Podemos decir, de forma sucinta, que otra forma de dividir el ejercicio de los poderes tiene que ver con la imposición o el consenso (aunque parezca extraño), así podemos pensar en un “rey” propuesto por la mayoría o en una democracia impuesta por unos cuantos. Aunque más que centrarme en el consenso quiero hablar de la deliberación. Ésta es también posible, como ha pasado con mis alumnos, en el disenso.
Podemos vivir en una democracia en donde el resultado se consigue por minorías (por ejemplo, ante una baja participación electoral), o alguna donde el resultado se consiga con base en la compra de votos, el carisma del candidato, el miedo a la alternancia y más. Pero creo yo, debemos aspirar a una democracia donde la decisión provenga de un ejercicio de reflexión e intercambio, de contraste de pensamiento, de análisis y crítica.

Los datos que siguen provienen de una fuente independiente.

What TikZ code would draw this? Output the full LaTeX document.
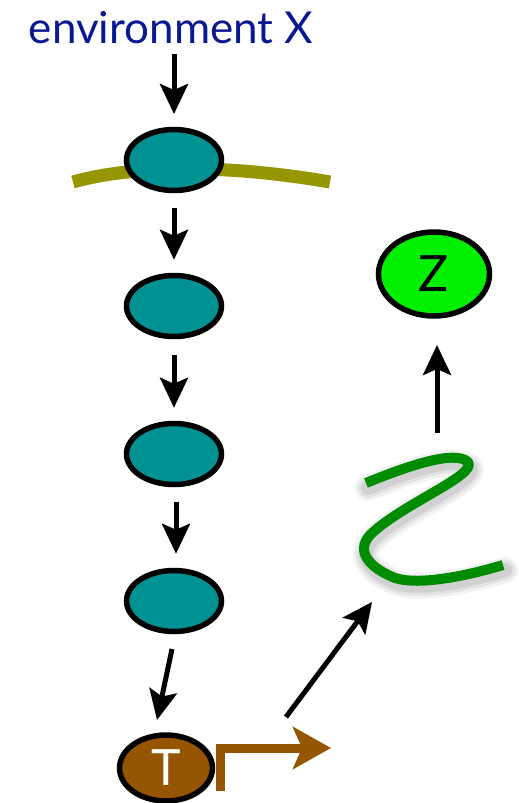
\documentclass[tikz,border=0pt]{standalone}
\usepackage{fontspec}
\setmainfont{Lato}
\usetikzlibrary{shapes.geometric,arrows.meta}
\definecolor{envblue}{RGB}{10,25,145}
\definecolor{teal}{RGB}{0,146,146}
\definecolor{olive}{RGB}{150,150,0}
\definecolor{zgreen}{RGB}{0,240,0}
\definecolor{tbrown}{RGB}{150,85,0}
\definecolor{squig}{RGB}{0,140,0}
\tikzset{
  cell/.style={ellipse, draw=black, line width=5.5pt, fill=teal, minimum width=95pt, minimum height=61pt, inner sep=0pt},
  link/.style={line width=5pt, -{Stealth[length=30pt,width=28pt,inset=6pt]}},
}
\begin{document}
\begin{tikzpicture}[x=1pt,y=-1pt]
\useasboundingbox (0,0) rectangle (519,803);
\fill[white] (0,0) rectangle (519,803);

% membrane behind the first cell
\draw[olive, line width=13pt] (73,182) .. controls (130,166) and (220,163) .. (330,182);

\node[text=envblue, font=\fontsize{44}{48}\selectfont] (env) at (171,28) {environment X};

\node[cell] (c1) at (174,160) {};
\node[cell] (c2) at (174,306) {};
\node[cell] (c3) at (174,454) {};
\node[cell] (c4) at (174,601) {};
\node[ellipse, draw=black, line width=5.5pt, fill=tbrown, minimum width=93pt, minimum height=66pt, inner sep=0pt,
      text=white, font=\fontsize{50}{50}\selectfont] (t) at (166,768) {T};
\node[ellipse, draw=black, line width=5.5pt, fill=zgreen, minimum width=111pt, minimum height=84pt, inner sep=0pt,
      font=\fontsize{50}{50}\selectfont] (z) at (434,274) {Z};

% response curve with a soft shadow
\coordinate (q0) at (366,483);
\foreach \w/\o in {26/0.05,20/0.06,14/0.08}{
  \draw[black, opacity=\o, line width=\w pt, line cap=round, line join=round, xshift=2pt, yshift=-5pt]
    (366,483) .. controls (410,465) and (455,450) .. (468,462)
    .. controls (478,475) and (400,505) .. (370,535)
    .. controls (355,552) and (370,568) .. (395,578)
    .. controls (420,586) and (470,575) .. (503,565);
}
\draw[squig, line width=10pt, line join=round]
    (q0) .. controls (410,465) and (455,450) .. (468,462)
    .. controls (478,475) and (400,505) .. (370,535)
    .. controls (355,552) and (370,568) .. (395,578)
    .. controls (420,586) and (470,575) .. (503,565) coordinate (q1);

\coordinate (a0) at (174,54);
\coordinate (a1) at (174,114);
\draw[link] (a0) -- (a1);
\draw[link] ([yshift=-15pt]c1.south) -- ([yshift=13pt]c2.north);
\draw[link] ([yshift=-16pt]c2.south) -- ([yshift=13pt]c3.north);
\draw[link] ([xshift=2pt,yshift=-15pt]c3.south) -- ([xshift=2pt,yshift=14pt]c4.north);
\coordinate (b0) at (172,649);
\coordinate (b1) at (157,720);
\draw[link] (b0) -- (b1);
\coordinate (d0) at (286,717);
\coordinate (d1) at (372,602);
\draw[link] (d0) -- (d1);
\coordinate (u0) at (437,433);
\coordinate (u1) at (437,345);
\draw[link] (u0) -- (u1);

% outgoing signal from T
\coordinate (s0) at (220,791);
\coordinate (s1) at (220,748);
\coordinate (s2) at (331,748);
\draw[tbrown, line width=9pt, -{Stealth[length=38pt,width=42pt,inset=9pt]}] (s0) -- (s1) -- (s2);
\end{tikzpicture}
\end{document}
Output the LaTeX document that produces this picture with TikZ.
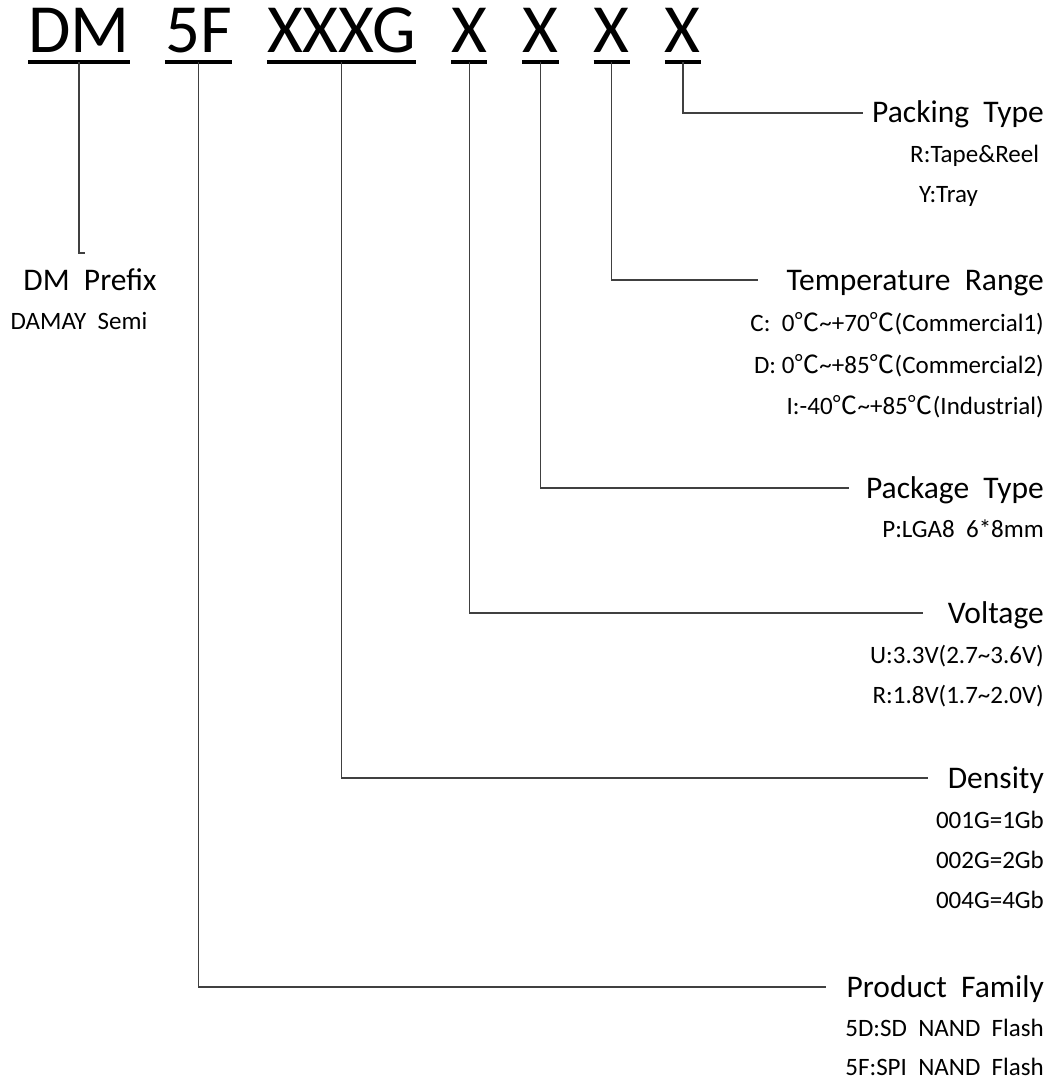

En suma: una democracia deliberada (gran elección de nombre para la corriente política que hoy crece de a poco en la Ciudad de México formada por ciudadanos instruidos y preocupados por una mejor forma de gobierno).
El pasado fin de semana tomó al mundo por sorpresa la salida de Gran Bretaña de la Unión Europea. Circuló una imagen de metadatos de google, en la que se mostraba que, después de haber decidido el sino, los ciudadanos británicos investigaron cuáles eran las consecuencias de su elección. No pocas personas han hecho notar los peligros de la democracia cuando ésta se ejerce a través de engaños o desconocimiento. Es claro que tampoco podemos aspirar a una mejor democracia mientras no generemos condiciones de instrucción que permitan que la mayoría (ojalá todos) tengan oportunidades educativas, económicas, sociales, que generen condiciones de decisiones virtuosas.
Yo creo, en términos aristotélicos, en el gobierno de los mejores, pero como él mismo lo sugería, puede haber un gobierno constitucional que permita la participación plural para llegar al mejor consenso posible. Para ello es necesario, de entrada, el diálogo. La semana pasada, en este mismo espacio, escribí sobre los grupos de presión conservadores que intentaban generar en nuestros legisladores la oposición a derechos civiles para quienes no pensaban como ellos. Hice una invitación a que escribieran en este espacio (o siquiera dialogaran conmigo) qué quieren decir cuando usan términos como “familia natural”. No recibí respuesta. De verdad creo que es porque no la tienen y hoy exijo, como un ciudadano al que pueden afectar sus intenciones, que tengan siquiera la decencia de explicar los motivos que los guían. Lo que me parece grave es que no sólo tomemos decisiones sin deliberarlas, sino que intentemos imponer a otros nuestra opinión sin haber permitido siquiera el ejercicio del intercambio de posturas, generando un diálogo que acaso deje eco para tomar una mejor decisión. A esa vida pública aspiro y refrendo mi compromiso para luchar por ella. Por eso es que el disenso me parece importante, no como una forma de confrontación, sino como una oportunidad para afinar la democracia. Es nuestra mejor oportunidad.